[Collected data entries]
────────────────

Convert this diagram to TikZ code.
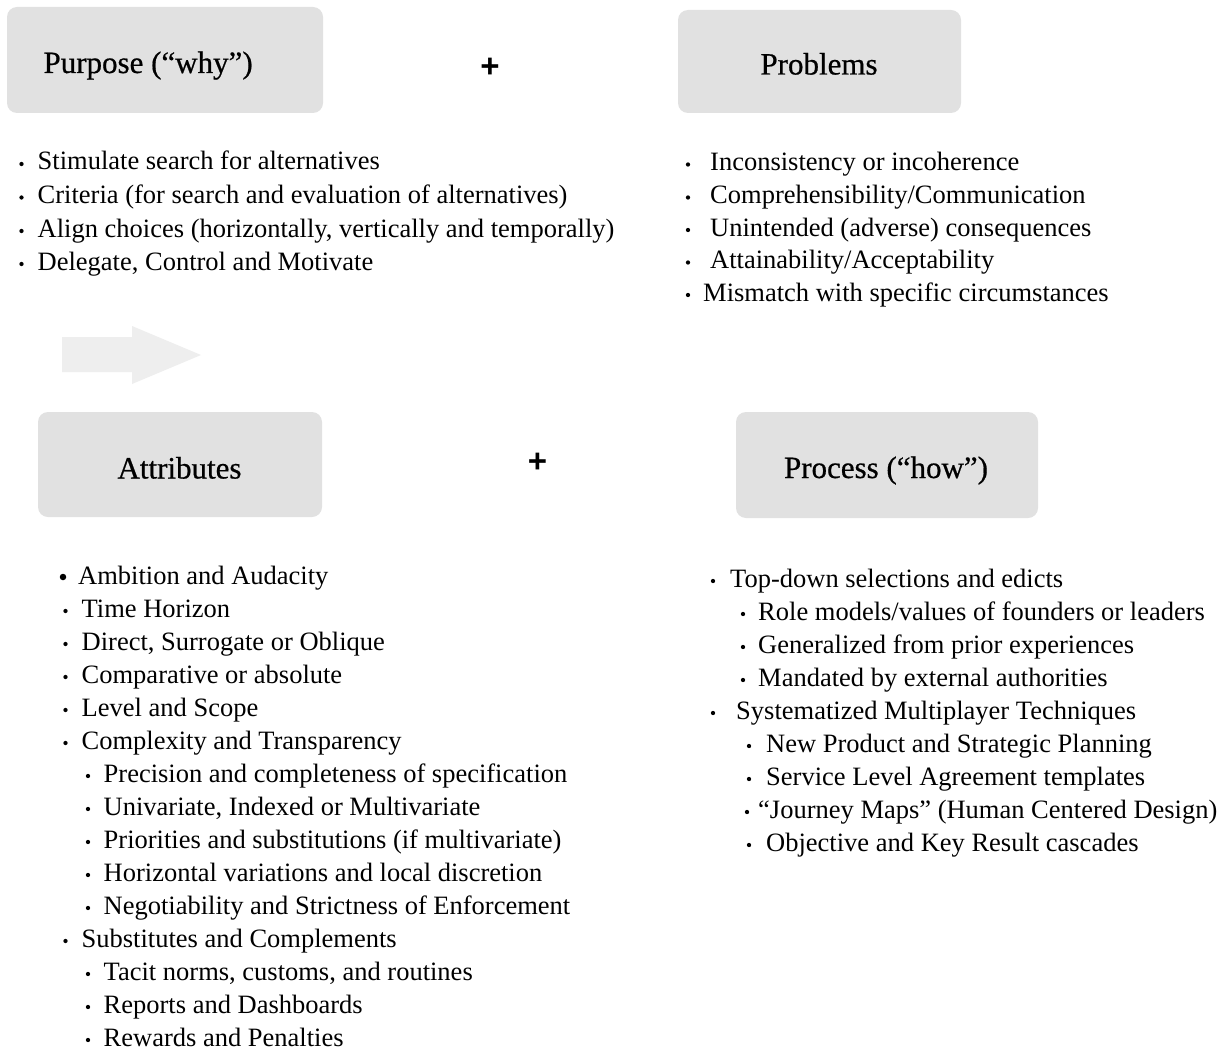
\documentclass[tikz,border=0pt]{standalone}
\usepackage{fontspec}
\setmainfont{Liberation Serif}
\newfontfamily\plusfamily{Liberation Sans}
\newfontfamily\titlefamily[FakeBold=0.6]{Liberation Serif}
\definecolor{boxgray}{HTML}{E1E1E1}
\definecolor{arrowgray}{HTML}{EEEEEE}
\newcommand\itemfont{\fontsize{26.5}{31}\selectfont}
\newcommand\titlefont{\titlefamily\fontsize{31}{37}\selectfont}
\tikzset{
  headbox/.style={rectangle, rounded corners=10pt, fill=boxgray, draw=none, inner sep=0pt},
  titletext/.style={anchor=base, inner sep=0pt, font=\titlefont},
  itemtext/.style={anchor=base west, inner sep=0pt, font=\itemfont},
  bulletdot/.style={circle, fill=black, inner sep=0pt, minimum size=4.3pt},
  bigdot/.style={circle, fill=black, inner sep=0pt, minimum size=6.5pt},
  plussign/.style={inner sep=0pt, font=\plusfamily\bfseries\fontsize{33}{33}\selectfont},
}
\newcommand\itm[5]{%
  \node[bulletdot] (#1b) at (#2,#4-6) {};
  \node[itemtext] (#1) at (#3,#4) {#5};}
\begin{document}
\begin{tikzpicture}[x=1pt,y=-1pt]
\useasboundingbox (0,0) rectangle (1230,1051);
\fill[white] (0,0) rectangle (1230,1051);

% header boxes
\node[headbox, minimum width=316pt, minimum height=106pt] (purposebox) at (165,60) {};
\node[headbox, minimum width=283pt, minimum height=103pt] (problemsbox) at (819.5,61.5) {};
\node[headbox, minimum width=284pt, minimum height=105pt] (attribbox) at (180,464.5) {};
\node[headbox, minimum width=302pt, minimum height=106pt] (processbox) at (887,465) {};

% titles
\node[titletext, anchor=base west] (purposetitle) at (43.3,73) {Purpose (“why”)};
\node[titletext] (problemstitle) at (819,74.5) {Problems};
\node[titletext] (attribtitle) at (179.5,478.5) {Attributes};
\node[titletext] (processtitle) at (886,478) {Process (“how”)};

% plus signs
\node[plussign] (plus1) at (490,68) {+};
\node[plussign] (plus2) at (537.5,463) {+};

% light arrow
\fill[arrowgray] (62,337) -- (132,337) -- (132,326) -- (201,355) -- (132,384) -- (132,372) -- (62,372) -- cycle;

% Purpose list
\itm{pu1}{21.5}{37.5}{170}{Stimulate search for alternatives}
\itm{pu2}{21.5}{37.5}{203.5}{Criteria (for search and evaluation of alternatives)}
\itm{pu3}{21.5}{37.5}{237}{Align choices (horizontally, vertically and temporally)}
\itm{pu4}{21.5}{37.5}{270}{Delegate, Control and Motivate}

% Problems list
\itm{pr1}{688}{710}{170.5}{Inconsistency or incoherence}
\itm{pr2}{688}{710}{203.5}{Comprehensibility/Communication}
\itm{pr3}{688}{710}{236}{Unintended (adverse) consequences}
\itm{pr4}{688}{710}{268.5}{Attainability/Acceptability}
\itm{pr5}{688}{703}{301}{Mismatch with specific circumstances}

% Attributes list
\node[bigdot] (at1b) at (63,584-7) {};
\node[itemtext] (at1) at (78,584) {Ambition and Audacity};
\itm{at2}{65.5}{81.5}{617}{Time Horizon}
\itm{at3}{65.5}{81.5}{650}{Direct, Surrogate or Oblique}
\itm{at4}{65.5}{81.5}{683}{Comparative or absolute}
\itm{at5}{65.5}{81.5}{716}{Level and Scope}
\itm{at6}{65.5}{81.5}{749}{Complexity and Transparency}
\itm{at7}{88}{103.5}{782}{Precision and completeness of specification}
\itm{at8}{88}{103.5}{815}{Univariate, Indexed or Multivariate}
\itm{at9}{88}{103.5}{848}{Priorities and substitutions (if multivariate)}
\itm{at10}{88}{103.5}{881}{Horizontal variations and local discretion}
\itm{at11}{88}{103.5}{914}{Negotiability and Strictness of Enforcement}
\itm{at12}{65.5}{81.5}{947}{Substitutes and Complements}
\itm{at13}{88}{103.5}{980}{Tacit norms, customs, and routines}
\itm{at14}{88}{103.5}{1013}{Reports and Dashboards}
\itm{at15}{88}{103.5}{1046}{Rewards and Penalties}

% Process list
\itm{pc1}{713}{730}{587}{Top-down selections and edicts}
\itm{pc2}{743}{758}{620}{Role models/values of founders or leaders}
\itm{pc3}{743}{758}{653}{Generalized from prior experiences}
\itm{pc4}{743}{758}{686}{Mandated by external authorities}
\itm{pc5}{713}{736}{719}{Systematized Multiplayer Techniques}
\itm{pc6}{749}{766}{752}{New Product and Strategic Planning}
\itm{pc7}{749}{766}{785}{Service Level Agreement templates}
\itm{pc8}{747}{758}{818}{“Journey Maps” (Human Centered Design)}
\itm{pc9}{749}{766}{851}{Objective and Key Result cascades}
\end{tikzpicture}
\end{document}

────────────────

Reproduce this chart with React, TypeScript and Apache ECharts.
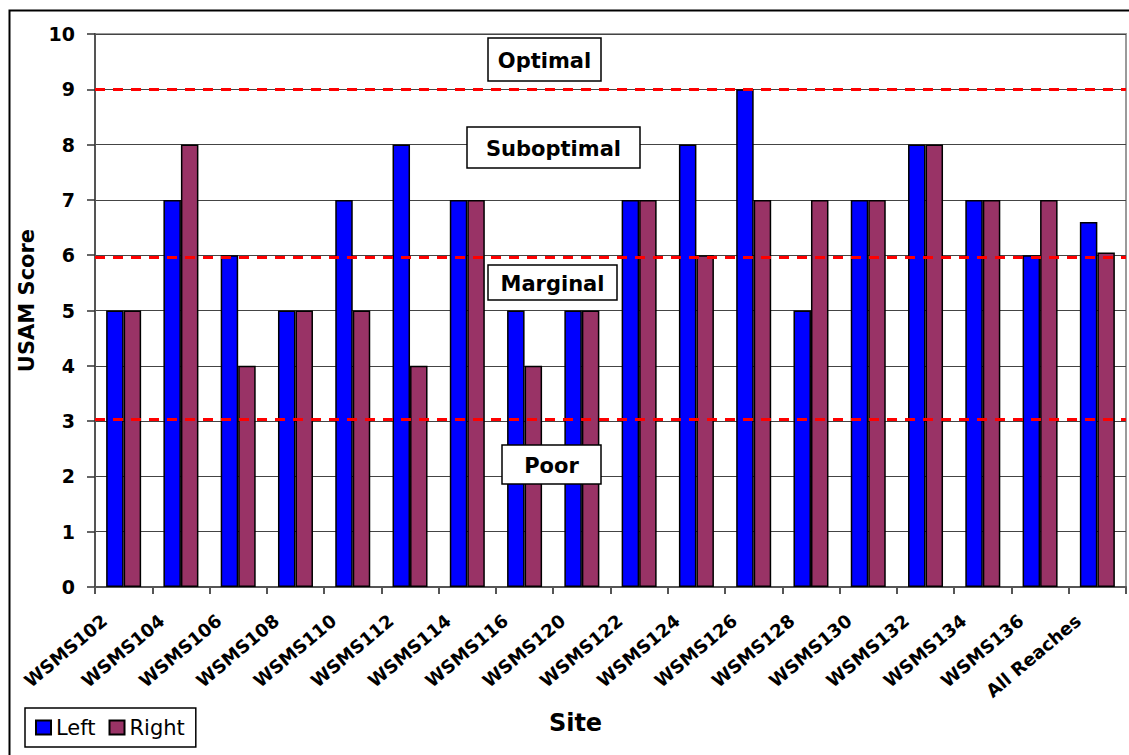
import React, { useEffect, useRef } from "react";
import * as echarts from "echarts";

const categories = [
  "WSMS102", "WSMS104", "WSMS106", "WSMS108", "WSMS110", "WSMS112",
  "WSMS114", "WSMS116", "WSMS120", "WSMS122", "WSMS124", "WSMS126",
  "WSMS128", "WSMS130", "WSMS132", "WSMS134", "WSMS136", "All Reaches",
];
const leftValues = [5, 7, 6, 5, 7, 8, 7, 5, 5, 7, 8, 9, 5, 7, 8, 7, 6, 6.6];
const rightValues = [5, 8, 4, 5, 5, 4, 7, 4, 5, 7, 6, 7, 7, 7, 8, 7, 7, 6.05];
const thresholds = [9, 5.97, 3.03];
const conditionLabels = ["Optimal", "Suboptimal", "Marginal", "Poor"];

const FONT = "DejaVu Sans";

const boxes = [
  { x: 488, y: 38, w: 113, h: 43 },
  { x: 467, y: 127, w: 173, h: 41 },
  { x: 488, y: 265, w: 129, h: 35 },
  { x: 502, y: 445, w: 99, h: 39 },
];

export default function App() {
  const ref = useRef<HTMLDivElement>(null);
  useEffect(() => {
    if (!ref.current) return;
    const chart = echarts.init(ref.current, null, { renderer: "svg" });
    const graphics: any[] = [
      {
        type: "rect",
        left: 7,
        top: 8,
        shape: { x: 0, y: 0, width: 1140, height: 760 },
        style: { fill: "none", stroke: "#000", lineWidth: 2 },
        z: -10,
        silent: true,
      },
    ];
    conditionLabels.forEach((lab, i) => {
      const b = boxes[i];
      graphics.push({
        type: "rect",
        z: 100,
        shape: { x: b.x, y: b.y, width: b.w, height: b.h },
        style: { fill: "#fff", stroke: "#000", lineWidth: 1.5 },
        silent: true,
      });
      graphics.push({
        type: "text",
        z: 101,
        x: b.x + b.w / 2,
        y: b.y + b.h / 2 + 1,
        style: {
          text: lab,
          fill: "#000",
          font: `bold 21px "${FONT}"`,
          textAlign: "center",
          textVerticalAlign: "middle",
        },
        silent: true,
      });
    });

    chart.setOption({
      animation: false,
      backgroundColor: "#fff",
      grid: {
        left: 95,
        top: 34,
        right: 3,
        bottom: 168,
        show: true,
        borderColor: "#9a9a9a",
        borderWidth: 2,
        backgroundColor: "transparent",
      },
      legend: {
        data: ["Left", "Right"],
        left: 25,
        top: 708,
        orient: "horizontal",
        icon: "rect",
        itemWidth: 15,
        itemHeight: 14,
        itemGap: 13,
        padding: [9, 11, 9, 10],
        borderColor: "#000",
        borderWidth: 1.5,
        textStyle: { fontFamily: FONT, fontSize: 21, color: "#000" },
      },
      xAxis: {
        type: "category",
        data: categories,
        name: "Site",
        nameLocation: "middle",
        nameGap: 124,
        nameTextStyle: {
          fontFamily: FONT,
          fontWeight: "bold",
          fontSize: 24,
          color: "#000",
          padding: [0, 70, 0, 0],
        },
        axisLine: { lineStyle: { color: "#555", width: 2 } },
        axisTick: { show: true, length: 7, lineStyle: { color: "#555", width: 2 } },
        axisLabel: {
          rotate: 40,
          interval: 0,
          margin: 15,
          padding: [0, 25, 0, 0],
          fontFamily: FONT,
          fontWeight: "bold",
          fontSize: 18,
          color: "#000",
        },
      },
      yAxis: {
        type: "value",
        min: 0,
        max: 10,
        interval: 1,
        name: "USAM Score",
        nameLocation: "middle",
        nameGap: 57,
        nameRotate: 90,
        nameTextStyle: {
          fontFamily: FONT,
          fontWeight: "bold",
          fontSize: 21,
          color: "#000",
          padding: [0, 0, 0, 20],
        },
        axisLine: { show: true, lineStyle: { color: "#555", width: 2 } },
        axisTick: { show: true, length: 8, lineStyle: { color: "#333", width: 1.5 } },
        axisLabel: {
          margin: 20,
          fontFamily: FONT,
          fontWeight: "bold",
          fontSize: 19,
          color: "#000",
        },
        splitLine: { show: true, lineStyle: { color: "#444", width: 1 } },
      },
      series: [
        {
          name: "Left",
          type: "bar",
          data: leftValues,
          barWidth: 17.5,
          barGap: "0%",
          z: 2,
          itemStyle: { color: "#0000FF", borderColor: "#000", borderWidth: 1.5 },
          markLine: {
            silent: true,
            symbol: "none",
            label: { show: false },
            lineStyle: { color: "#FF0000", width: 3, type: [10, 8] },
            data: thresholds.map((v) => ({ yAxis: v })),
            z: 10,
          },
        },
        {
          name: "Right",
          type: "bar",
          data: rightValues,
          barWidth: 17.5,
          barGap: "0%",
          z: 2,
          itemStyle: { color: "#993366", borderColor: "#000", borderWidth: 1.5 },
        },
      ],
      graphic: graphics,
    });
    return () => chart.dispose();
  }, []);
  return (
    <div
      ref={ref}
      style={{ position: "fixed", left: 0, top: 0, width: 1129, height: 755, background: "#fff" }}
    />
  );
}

────────────────

### YOUR TASK
From the material above, copy each line that includes the word "React".

### TASK ANSWER
Reproduce this chart with React, TypeScript and Apache ECharts.
import React, { useEffect, useRef } from "react";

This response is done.